An example of a human rights claim related to language in the employment area is the case of Dhamrait v JVI Canada, 2010 HRTO 1085, 70 CHRR D/373, (Dhamrait) where two employees were told by their supervisor that they should be speaking English, not Punjabi during their lunch break.  In this case it was found that even though language was not a protected ground in Ontario’s human rights legislation, it can be a proxy indicator of discrimination based on race, ethnicity or place of origin (at para 64). The Tribunal was able to make this connection by stating that the employees speaking Punjabi were not able to express themselves in their native language which placed a burden on them based on their race and ethnic background. In the case of Saadi v Audmax, 2009 HRTO 1627, (Saadi), a ban on speaking French within the office was put in place. A Muslim woman, Ms. Saadi, brought a complaint of discrimination based on race, colour, ancestry, place of origin and creed. The Ontario Human Rights Tribunal found that because the Muslim woman’s first language was not French nor was it a language she spoke at a high level, that the ban on the use of French did not constitute a proxy for racial discrimination (at para 39). The distinguishing factor between these two cases seems to be that in Dhamrait the claimants were able to show an inability to express themselves because they were being suppressed from speaking their first language, instead of a language that was neither their first language nor one they even spoke at a high level like in Saadi.

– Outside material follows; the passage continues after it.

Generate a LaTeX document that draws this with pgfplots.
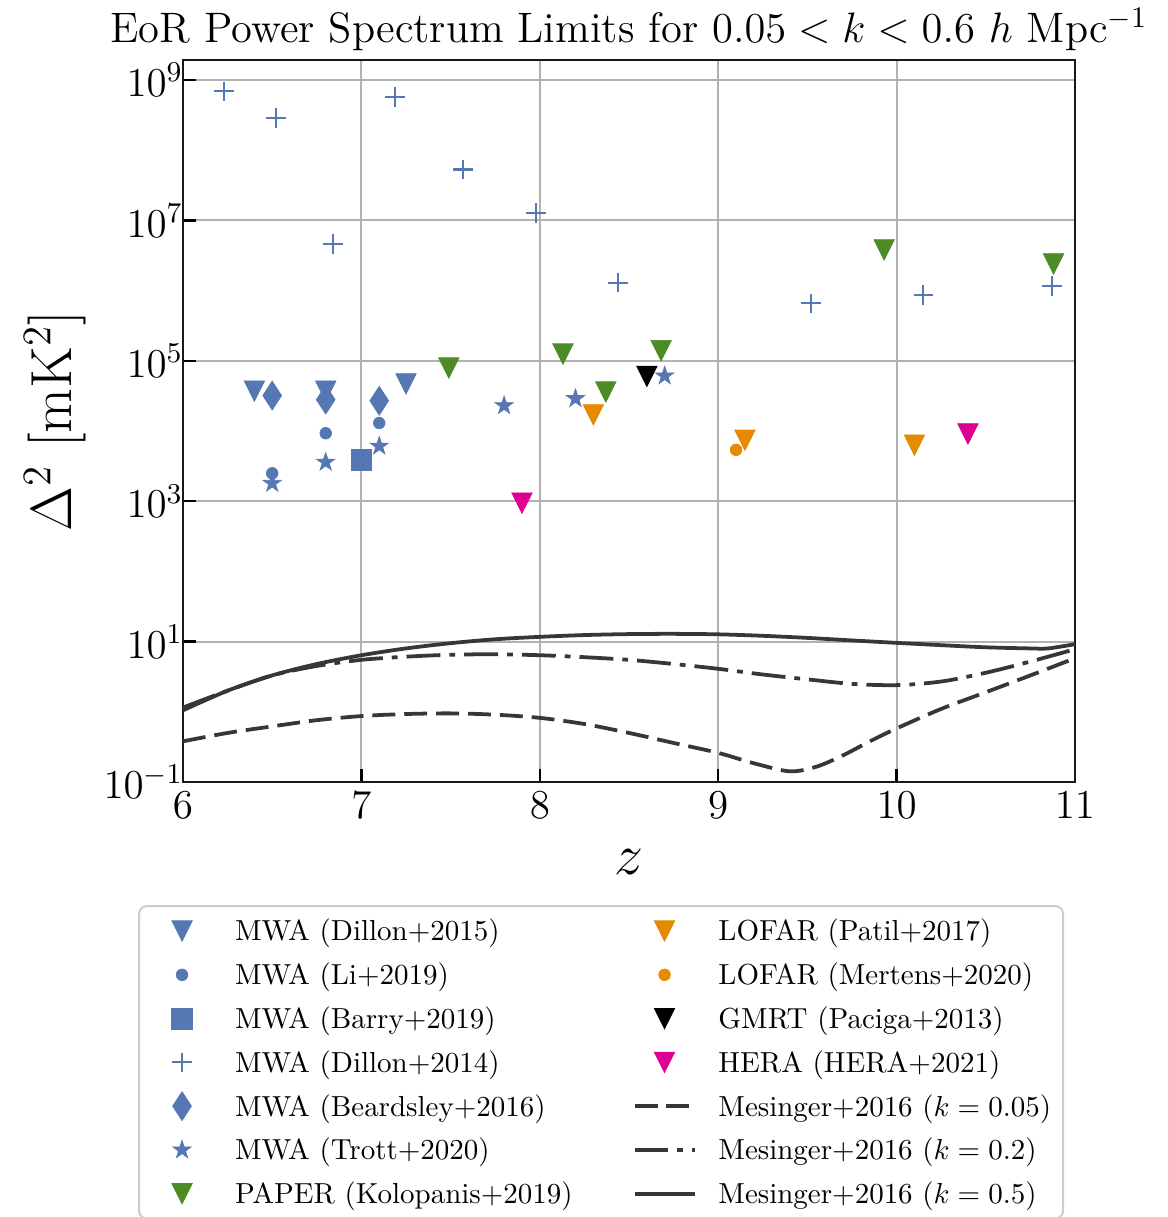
\RequirePackage{fix-cm}
\documentclass[border=0pt]{standalone}
\usepackage{pgfplots}
\pgfplotsset{compat=1.18}
\definecolor{mblue}{RGB}{85,120,180}
\definecolor{pgreen}{RGB}{77,140,36}
\definecolor{lorange}{RGB}{230,138,0}
\definecolor{hmag}{RGB}{222,0,145}
\definecolor{mline}{RGB}{55,55,55}

\pgfdeclareplotmark{tridown}{%
  \pgfpathmoveto{\pgfqpoint{0pt}{-\pgfplotmarksize}}%
  \pgfpathlineto{\pgfqpoint{-\pgfplotmarksize}{\pgfplotmarksize}}%
  \pgfpathlineto{\pgfqpoint{\pgfplotmarksize}{\pgfplotmarksize}}%
  \pgfpathclose
  \pgfusepathqfillstroke}
\pgfdeclareplotmark{thindiamond}{%
  \pgfpathmoveto{\pgfqpoint{0pt}{\pgfplotmarksize}}%
  \pgfpathlineto{\pgfqpoint{0.65\pgfplotmarksize}{0pt}}%
  \pgfpathlineto{\pgfqpoint{0pt}{-\pgfplotmarksize}}%
  \pgfpathlineto{\pgfqpoint{-0.65\pgfplotmarksize}{0pt}}%
  \pgfpathclose
  \pgfusepathqfillstroke}
\pgfdeclareplotmark{fstar}{%
  \pgfpathmoveto{\pgfpointpolar{90}{\pgfplotmarksize}}%
  \pgfpathlineto{\pgfpointpolar{126}{0.382\pgfplotmarksize}}%
  \pgfpathlineto{\pgfpointpolar{162}{\pgfplotmarksize}}%
  \pgfpathlineto{\pgfpointpolar{198}{0.382\pgfplotmarksize}}%
  \pgfpathlineto{\pgfpointpolar{234}{\pgfplotmarksize}}%
  \pgfpathlineto{\pgfpointpolar{270}{0.382\pgfplotmarksize}}%
  \pgfpathlineto{\pgfpointpolar{306}{\pgfplotmarksize}}%
  \pgfpathlineto{\pgfpointpolar{342}{0.382\pgfplotmarksize}}%
  \pgfpathlineto{\pgfpointpolar{18}{\pgfplotmarksize}}%
  \pgfpathlineto{\pgfpointpolar{54}{0.382\pgfplotmarksize}}%
  \pgfpathclose
  \pgfusepathqfillstroke}

\pgfplotsset{
  sDillonF/.style={only marks, mark=tridown, mark size=3.52pt, color=mblue, mark options={line width=0.25pt}},
  sLi/.style={only marks, mark=*, mark size=2pt, color=mblue, mark options={line width=0.25pt}},
  sBarry/.style={only marks, mark=square*, mark size=3.59pt, color=mblue, mark options={line width=0.25pt}},
  sDillonE/.style={only marks, mark=+, mark size=3.38pt, color=mblue, mark options={line width=0.76pt}},
  sBeard/.style={only marks, mark=thindiamond, mark size=4.97pt, color=mblue, mark options={line width=0.25pt}},
  sTrott/.style={only marks, mark=fstar, mark size=3.31pt, color=mblue, mark options={line width=0.25pt}},
  sPaper/.style={only marks, mark=tridown, mark size=3.52pt, color=pgreen, mark options={line width=0.25pt}},
  sPatil/.style={only marks, mark=tridown, mark size=3.52pt, color=lorange, mark options={line width=0.25pt}},
  sMertens/.style={only marks, mark=*, mark size=2pt, color=lorange, mark options={line width=0.25pt}},
  sGMRT/.style={only marks, mark=tridown, mark size=3.52pt, color=black, mark options={line width=0.25pt}},
  sHERA/.style={only marks, mark=tridown, mark size=3.52pt, color=hmag, mark options={line width=0.25pt}},
  sMesA/.style={no markers, line width=1.3pt, color=mline, dash pattern=on 7.9pt off 3.1pt},
  sMesB/.style={no markers, line width=1.3pt, color=mline, dash pattern=on 11.7pt off 3.1pt on 2pt off 3.1pt},
  sMesC/.style={no markers, line width=1.3pt, color=mline, solid},
}

\begin{document}
\begin{tikzpicture}
\begin{axis}[
  at={(0,0)}, anchor=south west,
  scale only axis, width=307.74pt, height=249.09pt,
  xmin=6, xmax=11, ymode=log, ymin=0.1, ymax=1.93e9,
  xtick={6,7,8,9,10,11},
  ytick={1e-1,1e1,1e3,1e5,1e7,1e9},
  yminorticks=false,
  tick align=inside, tick pos=left,
  major tick length=4.5pt,
  every tick/.style={black, line width=0.83pt},
  grid=major,
  major grid style={black!30, line width=0.69pt},
  axis line style={black!90, line width=0.9pt},
  tick label style={font=\fontsize{14.15}{17}\selectfont},
  yticklabel style={xshift=3.5pt},
  xlabel={$z$},
  xlabel style={font=\fontsize{20}{24}\selectfont, at={(axis description cs:0.5,-0.111)}, anchor=center},
  ylabel={$\Delta^2$ [mK$^2$]},
  ylabel style={font=\fontsize{20}{24}\selectfont, at={(axis description cs:-0.1435,0.5)}, anchor=center},
  legend columns=2,
  legend cell align=left,
  legend image code/.code={\path (0pt,0pt) (20.7pt,0pt); \draw[mark repeat=2,mark phase=2,#1] plot coordinates {(0pt,0pt) (10.35pt,0pt) (20.7pt,0pt)};},
  legend style={at={(axis description cs:-0.0504,-0.1704)}, anchor=north west,
    draw=black!20, line width=0.69pt, rounded corners=2.76pt,
    font=\fontsize{10}{12}\selectfont,
    inner xsep=4.14pt, inner ysep=1.08pt, row sep=0pt,
    nodes={inner sep=0pt, text height=10.97pt, text depth=4.13pt},
    /tikz/every odd column/.append style={column sep=7.6pt},
    /tikz/every even column/.append style={column sep=20.7pt}},
]
% MWA Dillon+2015
\addplot[sDillonF, forget plot] coordinates {(6.4,3.7e4) (6.8,3.7e4) (7.25,4.7e4)};
% MWA Li+2019
\addplot[sLi, forget plot] coordinates {(6.5,2.5e3) (6.8,9.3e3) (7.1,1.3e4)};
% MWA Barry+2019
\addplot[sBarry, forget plot] coordinates {(7.0,3.9e3)};
% MWA Dillon+2014
\addplot[sDillonE, forget plot] coordinates {(6.23,6.9e8) (6.52,2.9e8) (6.84,4.6e6) (7.19,5.7e8) (7.57,5.3e7) (7.98,1.27e7) (8.44,1.3e6) (9.52,6.6e5) (10.15,8.7e5) (10.87,1.17e6)};
% MWA Beardsley+2016
\addplot[sBeard, forget plot] coordinates {(6.5,3.2e4) (6.8,2.8e4) (7.1,2.7e4)};
% MWA Trott+2020
\addplot[sTrott, forget plot] coordinates {(6.5,1.8e3) (6.8,3.6e3) (7.1,6.1e3) (7.8,2.3e4) (8.2,2.9e4) (8.7,6.1e4)};
% PAPER Kolopanis+2019
\addplot[sPaper, forget plot] coordinates {(7.49,7.9e4) (8.13,1.25e5) (8.37,3.6e4) (8.68,1.4e5) (9.93,3.8e6) (10.88,2.4e6)};
% LOFAR Patil+2017
\addplot[sPatil, forget plot] coordinates {(8.3,1.7e4) (9.15,7.4e3) (10.1,6.3e3)};
% LOFAR Mertens+2020
\addplot[sMertens, forget plot] coordinates {(9.1,5.4e3)};
% GMRT Paciga+2013
\addplot[sGMRT, forget plot] coordinates {(8.6,6.0e4)};
% HERA 2021
\addplot[sHERA, forget plot] coordinates {(7.9,9.4e2) (10.4,9.1e3)};
% Mesinger k=0.05
\addplot[sMesA, smooth, forget plot] coordinates {(6.0,0.38) (6.25,0.50) (6.5,0.62) (6.75,0.76) (7.0,0.87) (7.25,0.93) (7.5,0.95) (7.75,0.91) (8.0,0.82) (8.25,0.67) (8.5,0.50) (8.75,0.36) (9.0,0.26) (9.2,0.185) (9.4,0.142) (9.55,0.165) (9.7,0.24) (9.85,0.38) (10.0,0.58) (10.25,1.1) (10.5,1.9) (10.75,3.3) (11.0,5.8)};
% Mesinger k=0.2
\addplot[sMesB, smooth, forget plot] coordinates {(6.0,1.15) (6.25,2.0) (6.5,3.3) (6.75,4.5) (7.0,5.5) (7.25,6.1) (7.5,6.5) (7.75,6.6) (8.0,6.4) (8.25,6.0) (8.5,5.5) (8.75,4.8) (9.0,4.1) (9.25,3.4) (9.5,2.9) (9.75,2.5) (10.0,2.4) (10.25,2.7) (10.5,3.6) (10.75,5.2) (11.0,7.8)};
% Mesinger k=0.5
\addplot[sMesC, smooth, forget plot] coordinates {(6.0,1.05) (6.25,2.0) (6.5,3.3) (6.75,4.8) (7.0,6.4) (7.25,8.0) (7.5,9.5) (7.75,10.8) (8.0,11.7) (8.25,12.4) (8.5,12.8) (8.75,12.9) (9.0,12.7) (9.25,12.1) (9.5,11.3) (9.75,10.4) (10.0,9.6) (10.25,8.9) (10.5,8.3) (10.75,8.0) (10.85,8.0) (11.0,9.2)};

% legend, row-wise
\addlegendimage{sDillonF}\addlegendentry{MWA (Dillon+2015)}
\addlegendimage{sPatil}\addlegendentry{LOFAR (Patil+2017)}
\addlegendimage{sLi}\addlegendentry{MWA (Li+2019)}
\addlegendimage{sMertens}\addlegendentry{LOFAR (Mertens+2020)}
\addlegendimage{sBarry}\addlegendentry{MWA (Barry+2019)}
\addlegendimage{sGMRT}\addlegendentry{GMRT (Paciga+2013)}
\addlegendimage{sDillonE}\addlegendentry{MWA (Dillon+2014)}
\addlegendimage{sHERA}\addlegendentry{HERA (HERA+2021)}
\addlegendimage{sBeard}\addlegendentry{MWA (Beardsley+2016)}
\addlegendimage{sMesA}\addlegendentry{Mesinger+2016 ($k = 0.05$)}
\addlegendimage{sTrott}\addlegendentry{MWA (Trott+2020)}
\addlegendimage{sMesB}\addlegendentry{Mesinger+2016 ($k = 0.2$)}
\addlegendimage{sPaper}\addlegendentry{PAPER (Kolopanis+2019)}
\addlegendimage{sMesC}\addlegendentry{Mesinger+2016 ($k = 0.5$)}
\end{axis}
\node[anchor=base, font=\fontsize{14.7}{17.5}\selectfont, inner sep=0pt] at (153.87pt,254.96pt) {EoR Power Spectrum Limits for $0.05 < k < 0.6$ $h$ Mpc$^{-1}$};
\pgfresetboundingbox
\useasboundingbox (-63.135pt,-150.075pt) rectangle (339.825pt,269.79pt);
\end{tikzpicture}
\end{document}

Interestingly, these sorts of language-based claims do not only arise in situations where people can or cannot speak a certain language, but also where individuals speak a language with a particular accent. The claimants tend to be less successful at claiming discriminatory treatment when their employment positions include a significant amount of communication with other individuals (Gajecki v Surrey School District (No. 36) (1989), 11 CHRR D/326 (BCCHR)) and more successful in circumstances where speaking a particular language plays a minor role (Dhaliwal v BC Timber Ltd (1983), 4 CHRR D/1520 (BC Bd of Inq)). Much of the claimants’ success or lack of success in their claim depends on the ability of the employer to justify their actions.

Although these cases were heard in other jurisdictions, the approach in Alberta is very similar. In the recent case of Chieriro v Michetti, 2013 AHRC 3, there is discussion by the Tribunal about discrimination on the basis of race, ancestry, place of origin and religion. During Mr. Chieriro’s employment, he was told that “…you need to use proper Canadian English. You need to speak like someone who is in Canada, not like someone who is in Africa” (at para 25). Although this is just one example of how Mr. Chieriro was subjected to discriminatory behaviour, these are some clear and direct references to the way in which Mr. Chieriro spoke. As it turns out in this case, the language-based claim was not necessary as there were other circumstances in which Mr. Chieriro had been directly discriminated against based on place of origin or ancestry. Whether or not a claim like this would be successful solely based on the language-related argument is an interesting question. If speaking to clients or customers was a regular part of his job, and if there had been any complaints regarding the accent in which Mr. Chieriro spoke English, these would likely be significant factors in answering this question. While it is an interesting question to debate, it was not discussed in detail in the case at hand as there was plenty of other evidence based on enumerated grounds that the Tribunal used in coming to its decision in favour of finding discrimination against Mr. Chieriro.

Although in the two recent Alberta decisions neither Mr. Caron nor Mr. Chieriro ultimately tested language protection in the human rights context, there will undoubtedly be cases around the corner that will continue to determine when and how claimants can be successful in language-related claims under the AHRA.